Artists and writers producing work in the streets – including tags, graffiti, murals, stickers, and other installations on walls, pavement, and signs – are in a unique position to respond quickly and effectively in a moment of crisis. Street art’s ephemeral nature serves to reveal very immediate and sometimes fleeting responses, often in a manner that can be raw and direct. At the same time, in the context of a crisis, street art also has the potential to transform urban space and foster a sustained political dialogue, reaching a wide audience and making change possible.
The Urban Art Mapping research team documents and analyzes everything from small stickers and quickly written graffiti to large, commissioned murals. Street art is usually very ephemeral—sometimes graffiti is removed in just a matter of hours. At the same time, some works come to be seen as “iconic” and will be protected and preserved in the streets, while some works of art and painted on plywood that is being removed, stored, and in the future exhibited in different contexts. All of these forms of art are important as nuanced expressions of this very complex and moment in history. Urban Art Mapping seeks to document all of these voices over the course of time and on a global scale.
Urban Art Mapping George Floyd and Anti-Racist Street Art Database
Three days after George Floyd’s murder, Twin Cities artists Cadex Herrera, Xena Goldman, and Greta McLain created a now-iconic mural on the side wall of Cup Foods at 38th St and Chicago in Minneapolis. This piece was intended to transform a location that was a tragic marker of an extrajudicial antiblack murder into an important community space for memorialization, organizing, fellowship, and healing. Over time, this mural also became the focus of conflict and negotiation as members of the community sought to define the space in a way that recognized the need to mourn and prioritize the voices and experiences of BIPOC artists. In the months that have followed, the mural has been vandalized and restored. It has also become a recognizable image far beyond the Twin Cities, and it is likely to endure over the course of time.
Across the river in Saint Paul, the Midway neighborhood became the site of intense conflict between protesters and the police in early June, about a week and a half after George Floyd’s murder. In this context, graffiti reading "Mama" was spray painted on a wall of the former Walmart, located in the epicenter of this conflict. While simple in form and quick in its execution, we’d argue that this simple piece of text, a reference to George Floyd’s desperate plea for help, is as powerful as any larger, more enduring mural in its call for transformational change. However, given local responses to graffiti, “Mama” was bound to be short-lived. Within just a few days the piece was removed and its call for change was silenced.

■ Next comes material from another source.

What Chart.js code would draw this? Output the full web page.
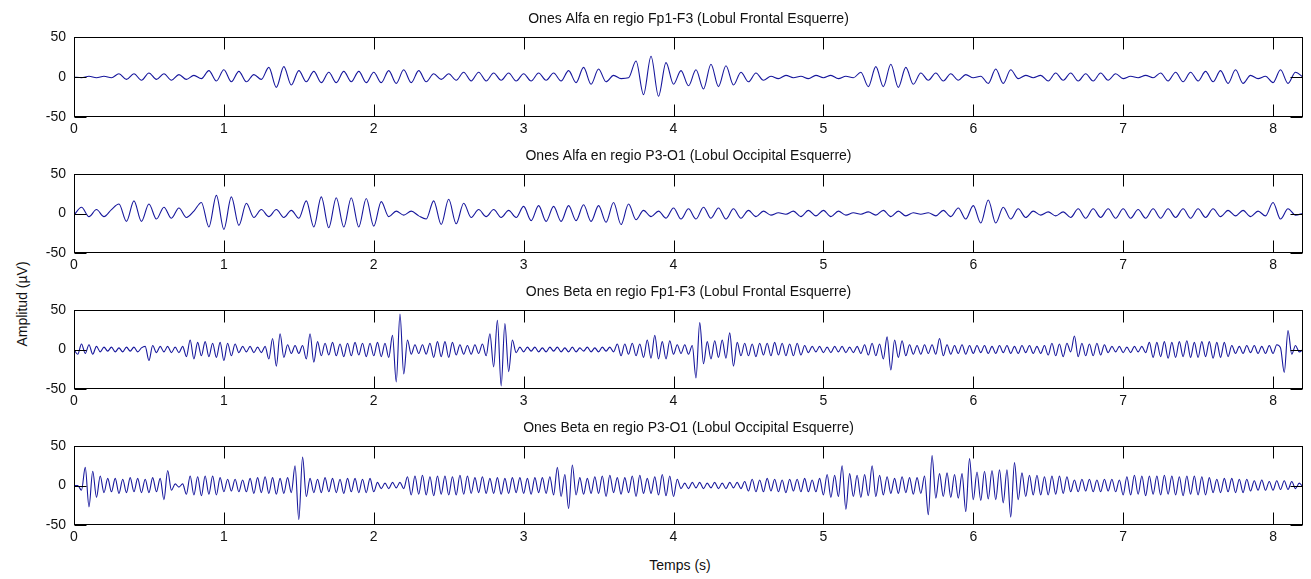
<!DOCTYPE html>
<html>
<head>
<meta charset="utf-8">
<script src="https://cdn.jsdelivr.net/npm/chart.js@4.4.1/dist/chart.umd.min.js"></script>
<style>
  html, body { margin: 0; padding: 0; background: #fff; }
  #fig { position: relative; width: 1311px; height: 579px; overflow: hidden; background: #fff; }
  .panel { position: absolute; left: 0; width: 1311px; }
  .panel canvas { display: block; }
  .axis-label { position: absolute; font: 14px "Liberation Sans", Arial, sans-serif; color: #111; white-space: nowrap; }
  #ylabel { left: 22px; top: 304px; transform: translate(-50%, -50%) rotate(-90deg); }
  #xlabel { left: 680px; top: 565px; transform: translate(-50%, -50%); }
</style>
</head>
<body>
<div id="fig">
  <div class="axis-label" id="ylabel">Amplitud (µV)</div>
  <div class="axis-label" id="xlabel">Temps (s)</div>
</div>
<script>
// Sampling steps of the stored traces (seconds per sample)
const ALFA_STEP = 0.05;
const BETA_STEP = 0.025;

// Axis ticks
const xTicks = [0, 1, 2, 3, 4, 5, 6, 7, 8];
const yTicks = [-50, 0, 50];
const xMax = 8.2;

const titles = [
  'Ones Alfa en regio Fp1-F3 (Lobul Frontal Esquerre)',
  'Ones Alfa en regio P3-O1 (Lobul Occipital Esquerre)',
  'Ones Beta en regio Fp1-F3 (Lobul Frontal Esquerre)',
  'Ones Beta en regio P3-O1 (Lobul Occipital Esquerre)'
];

// Alpha band, Fp1-F3 (µV)
const alfaFp1F3 = [
  0, -1, 1, -1, 1, -1,
  4, -3, 4, -4, 5, -3, 4, -4, 3, -3,
  2, -2,
  8, -5, 9, -6, 7, -6,
  3, -3,
  12, -13, 13, -10, 8,
  -6, 7, -7, 6, -7, 7, -6, 7, -7, 6,
  -7, 8, -8, 9, -7, 8, -6,
  4, -3, 4, -4,
  6, -5, 6,
  -5, 5, -4, 5, -5, 4, -5, 5, -4, 5, -5,
  8, -7, 12, -9, 10, -6,
  2, -2, -1, 20, -22, 26, -24, 18, -9,
  8, -11, 9, -15, 16, -12, 14, -10, 6, -6, 5, -4,
  1, -2, 2, -1, 1, -2, 2, -1, 2, -2, 1, -1,
  6, -12, 13, -12, 16, -13, 12, -9,
  5, -4, 5, -5, 4, -4, 3,
  -1, 1,
  -8, 10, -8, 9,
  -2, 2, -1, 2,
  -5, 5, -4, 5, -5, 4, -5, 5, -4, 4,
  -2, 1, -1, 2, -1,
  5, -5, 6, -6, 6, -5, 7, -6, 8, -8, 9, -8,
  2, -2, 1,
  -7, 9, -8, 6,
  0
];

// Alpha band, P3-O1 (µV)
const alfaP3O1 = [
  -2, 8,
  -4, 5, -4, 5,
  12, -10, 16, -10, 12, -7,
  8, -6, 7, -5, 3,
  14, -17, 23, -20, 21, -15, 13, -5,
  5, -4, 5, -5, 4,
  -6, 16, -17, 21, -18, 20, -17, 20, -17, 19, -16, 15, -4,
  3, -2, 3, -3,
  -7, 16, -14, 18, -13, 13,
  -5, 5, -4, 5, -5, 4, -5,
  9, -9, 10, -10, 9, -10, 10, -9, 11, -10, 10, -11,
  14, -14, 12, -8,
  4, -4, 3,
  -6, 7, -7, 6, -7, 8, -6, 7, -7, 6, -6,
  4, -4, 3, -2, 1, -1, 3, -4, 4, -3, 4, -4, 3, -2, 1, -1, 2, -2,
  4, -4, 3, -3, 1, -1, 1, -3, 4, -4,
  7, -7, 10, -12,
  17, -12, 8, -7, 6, -5,
  3, -2, 2, -3, 2,
  -5, 6, -6, 6, -5, 6, -6, 6, -6, 5, -6, 6, -6, 6, -5, 6, -6, 6, -5, 6,
  -4, 4, -3, 4, -4, 3, -3,
  14, -7, 6, -2,
  0
];

// Beta band, Fp1-F3 (µV), one row per half second
const betaFp1F3 = [
  0, -6, 7, -5, 6, -6, 4, -3, 3, -2, 3, -3, 2, -3, 3, -2, 3, -3, 2, 4,
  -14, 5, -4, 4, -3, 4, -4, 3, -4, 4, -9, 12, -12, 9, -8, 10, -9, 8, -10, 9,
  -14, 8, -8, 7, -4, 4, -3, 4, -4, 3, -4, 4, -12, 14, -21, 20, -10, 6, -5, 5,
  -5, 5, -12, 20, -16, 10, -8, 8, -7, 9, -8, 7, -9, 8, -8, 9, -7, 8, -9, 8,
  -8, 9, -9, 8, -10, 18, -41, 45, -31, 12, -6, 6, -5, 6, -6, 8, -10, 10, -9, 10,
  -10, 9, -7, 6, -6, 5, -6, 6, -5, 7, -8, 20, -22, 37, -46, 33, -28, 12, -4, 3,
  -3, 3, -2, 3, -3, 2, -3, 3, -2, 3, -3, 2, -3, 3, -3, 2, -2, 3, -3, 2,
  -3, 3, -2, 3, -3, 7, -8, 7, -6, 8, -8, 7, -10, 12, -11, 18, -12, 10, -12, 11,
  -6, 6, -5, 6, -6, 5, -36, 34, -18, 10, -12, 11, -10, 12, -11, 21, -21, 9, -8, 8,
  -8, 7, -9, 8, -7, 8, -8, 9, -7, 8, -8, 7, -8, 8, -7, 5, -4, 4, -3, 4,
  -4, 3, -4, 4, -3, 4, -4, 3, -4, 4, -5, 6, -7, 8, -8, 7, -12, 16, -26, 12,
  -10, 11, -8, 6, -6, 5, -6, 6, -5, 6, -6, 14, -8, 6, -6, 5, -5, 6, -6, 5,
  -5, 5, -4, 5, -5, 4, -5, 5, -4, 5, -5, 4, -5, 5, -4, 5, -5, 4, -5, 5,
  -7, 8, -8, 7, -9, 8, -3, 17, -9, 8, -8, 7, -8, 8, -7, 6, -4, 4, -3, 4,
  -4, 3, -4, 4, -3, 4, -4, 9, -10, 9, -9, 10, -11, 9, -10, 10, -9, 11, -10, 9,
  -10, 10, -9, 10, -11, 9, -10, 9, -9, 5, -5, 4, -5, 5, -4, 5, -5, 4, -5, 5,
  -5, 6, 2, -29, 24, -6, 5, -3, 0
];

// Beta band, P3-O1 (µV), one row per half second
const betaP3O1 = [
  0, 0, -6, 23, -27, 18, -15, 12, -9, 9, -8, 9, -10, 8, -9, 10, -8, 9, -9, 8,
  -9, 10, -8, 9, -18, 19, -6, 2, -2, 2, -11, 12, -12, 11, -13, 12, -11, 12, -12, 10,
  -8, 8, -7, 8, -8, 7, -8, 9, -10, 10, -9, 11, -10, 10, -11, 9, -10, 10, -9, 25,
  -43, 36, -14, 9, -9, 8, -9, 10, -8, 9, -9, 8, -10, 9, -8, 9, -9, 8, -9, 9,
  -8, 4, -4, 3, -4, 4, -3, 4, -4, 11, -12, 12, -11, 13, -12, 11, -13, 12, -11, 12,
  -12, 11, -12, 13, -11, 12, -10, 10, -9, 11, -10, 9, -10, 10, -11, 9, -10, 10, -9, 10,
  -10, 9, -11, 10, -9, 10, -10, 11, -12, 23, -14, 14, -29, 26, -12, 10, -11, 9, -10, 11,
  -10, 12, -14, 13, -9, 10, -11, 10, -9, 12, -14, 13, -10, 9, -10, 11, -12, 14, -13, 12,
  -14, 8, -4, 3, -4, 4, -3, 4, -4, 3, -3, 4, -4, 3, -4, 4, -3, 4, -4, 5,
  -7, 8, -8, 7, -8, 9, -7, 8, -8, 7, -9, 8, -7, 8, -8, 9, -8, 7, -8, 9,
  -12, 14, -15, 13, -14, 25, -30, 15, -14, 13, -15, 14, -13, 25, -14, 13, -12, 11, -10, 9,
  -10, 11, -9, 10, -11, 10, -10, 12, -37, 38, -16, 15, -14, 16, -15, 14, -16, 15, -33, 34,
  -18, 17, -19, 18, -17, 19, -18, 20, -22, 20, -40, 29, -18, 16, -14, 13, -12, 13, -12, 11,
  -12, 12, -11, 12, -10, 11, -8, 7, -8, 8, -7, 8, -8, 7, -8, 8, -7, 8, -8, 7,
  -12, 11, -12, 13, -11, 12, -13, 12, -11, 12, -12, 13, -11, 12, -12, 11, -13, 12, -11, 12,
  -12, 11, -12, 10, -9, 8, -9, 9, -8, 9, -9, 8, -9, 8, -7, 6, -6, 7, -6, 5,
  -6, 6, -5, 6, -5, 5, -4, 3, -2
];

// Layout of the four stacked axes (page pixels)
const panels = [
  { title: titles[0], values: alfaFp1F3, step: ALFA_STEP, top: 37,  bottom: 117 },
  { title: titles[1], values: alfaP3O1,  step: ALFA_STEP, top: 174, bottom: 253 },
  { title: titles[2], values: betaFp1F3, step: BETA_STEP, top: 310, bottom: 389 },
  { title: titles[3], values: betaP3O1,  step: BETA_STEP, top: 446, bottom: 525 }
];

const FONT = '"Liberation Sans", Arial, sans-serif';
const TEXT = '#111';
const LINE = '#16169c';
const TICK_LEN = 12;
const TITLE_H = 30;   // 4 + 16 + 10
const XAXIS_H = 28;
const YAXIS_W = 74;
const RIGHT_PAD = 8;

// Frame and inward tick marks drawn on top of each trace
const framePlugin = {
  id: 'frame',
  afterDatasetsDraw(chart) {
    const { ctx, chartArea: a, scales: { x, y } } = chart;
    const L = Math.round(a.left) + 0.5, R = Math.round(a.right) - 0.5;
    const T = Math.round(a.top) + 0.5, B = Math.round(a.bottom) - 0.5;
    ctx.save();
    ctx.strokeStyle = '#000';
    ctx.lineWidth = 1;
    ctx.beginPath();
    xTicks.forEach(v => {
      const px = Math.round(x.getPixelForValue(v)) + 0.5;
      ctx.moveTo(px, B); ctx.lineTo(px, B - TICK_LEN);
      ctx.moveTo(px, T); ctx.lineTo(px, T + TICK_LEN);
    });
    yTicks.forEach(v => {
      const py = Math.round(y.getPixelForValue(v)) + 0.5;
      ctx.moveTo(L, py); ctx.lineTo(L + TICK_LEN, py);
      ctx.moveTo(R, py); ctx.lineTo(R - TICK_LEN, py);
    });
    ctx.stroke();
    ctx.strokeRect(L, T, R - L, B - T);
    ctx.restore();
  }
};

const fig = document.getElementById('fig');

panels.forEach(p => {
  const plotH = p.bottom - p.top;
  const H = TITLE_H + plotH + XAXIS_H;
  const holder = document.createElement('div');
  holder.className = 'panel';
  holder.style.top = (p.top - TITLE_H) + 'px';
  holder.style.height = H + 'px';
  const canvas = document.createElement('canvas');
  canvas.width = 1311;
  canvas.height = H;
  canvas.style.width = '1311px';
  canvas.style.height = H + 'px';
  holder.appendChild(canvas);
  fig.appendChild(holder);

  const points = p.values.map((v, i) => ({ x: i * p.step, y: v }));

  const chart = new Chart(canvas, {
    type: 'line',
    data: {
      datasets: [{
        data: points,
        borderColor: LINE,
        borderWidth: 1.1,
        pointRadius: 0,
        fill: false,
        cubicInterpolationMode: 'monotone'
      }]
    },
    options: {
      responsive: false,
      animation: false,
      devicePixelRatio: 1,
      events: [],
      layout: { padding: { left: 0, right: RIGHT_PAD, top: 0, bottom: 0 } },
      plugins: {
        legend: { display: false },
        tooltip: { enabled: false },
        title: {
          display: true,
          text: p.title,
          fullSize: false,
          color: TEXT,
          font: { family: FONT, size: 14, weight: 'normal', lineHeight: '16px' },
          padding: { top: 4, bottom: 10 }
        }
      },
      scales: {
        x: {
          type: 'linear',
          min: 0,
          max: xMax,
          grid: { display: false, drawTicks: false },
          border: { display: false },
          afterBuildTicks(scale) { scale.ticks = xTicks.map(v => ({ value: v })); },
          afterFit(scale) { scale.height = XAXIS_H; },
          ticks: {
            color: TEXT,
            font: { family: FONT, size: 14 },
            padding: 4,
            maxRotation: 0,
            autoSkip: false,
            callback: v => String(v)
          }
        },
        y: {
          min: -50,
          max: 50,
          grid: { display: false, drawTicks: false },
          border: { display: false },
          afterBuildTicks(scale) { scale.ticks = yTicks.map(v => ({ value: v })); },
          afterFit(scale) { scale.width = YAXIS_W; },
          ticks: {
            color: TEXT,
            font: { family: FONT, size: 14 },
            padding: 8,
            callback: v => String(v)
          }
        }
      }
    },
    plugins: [framePlugin]
  });

  // keep the plot box on its intended page row
  const shift = Math.round(p.top - chart.chartArea.top);
  holder.style.top = shift + 'px';
});
</script>
</body>
</html>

Artworks created in the streets are by nature ephemeral and have the ability to capture raw and immediate individual and community responses; the meaning of these pieces is negotiated and shifts over time. Starting with works such as the George Floyd Mural and the Mama graffiti, the Urban Art Mapping research team, an interdisciplinary group of faculty and students based at the University of St. Thomas in Saint Paul, Minnesota, began working in early June to collect digital documentation of street art that emerged in the aftermath of George Floyd’s murder, ranging from monumental murals to small stickers, and including commissioned art as well as unsanctioned pieces. We believe that visual responses to this act of injustice are an expression of the anger, frustration, and pain felt in communities across this country and around the world. As the uprising continues, these expressions need to be preserved.
Beyond serving as a repository for this art, the database was created as a resource for students, activists, scholars and artists by way of metadata, including a description of key themes, geolocations, and dates of documentation. While our project has its roots in the Twin Cities, as the work has progressed we have been receiving submissions from around the world, evidence that this call for equity and justice has a global resonance. Images of Floyd accompanied by the text “I can’t breathe” appeared on walls from Brazil to Syria, joined as well by pieces criticizing the militarization of police around the world and the names of the many other victims of racially-motivated violence.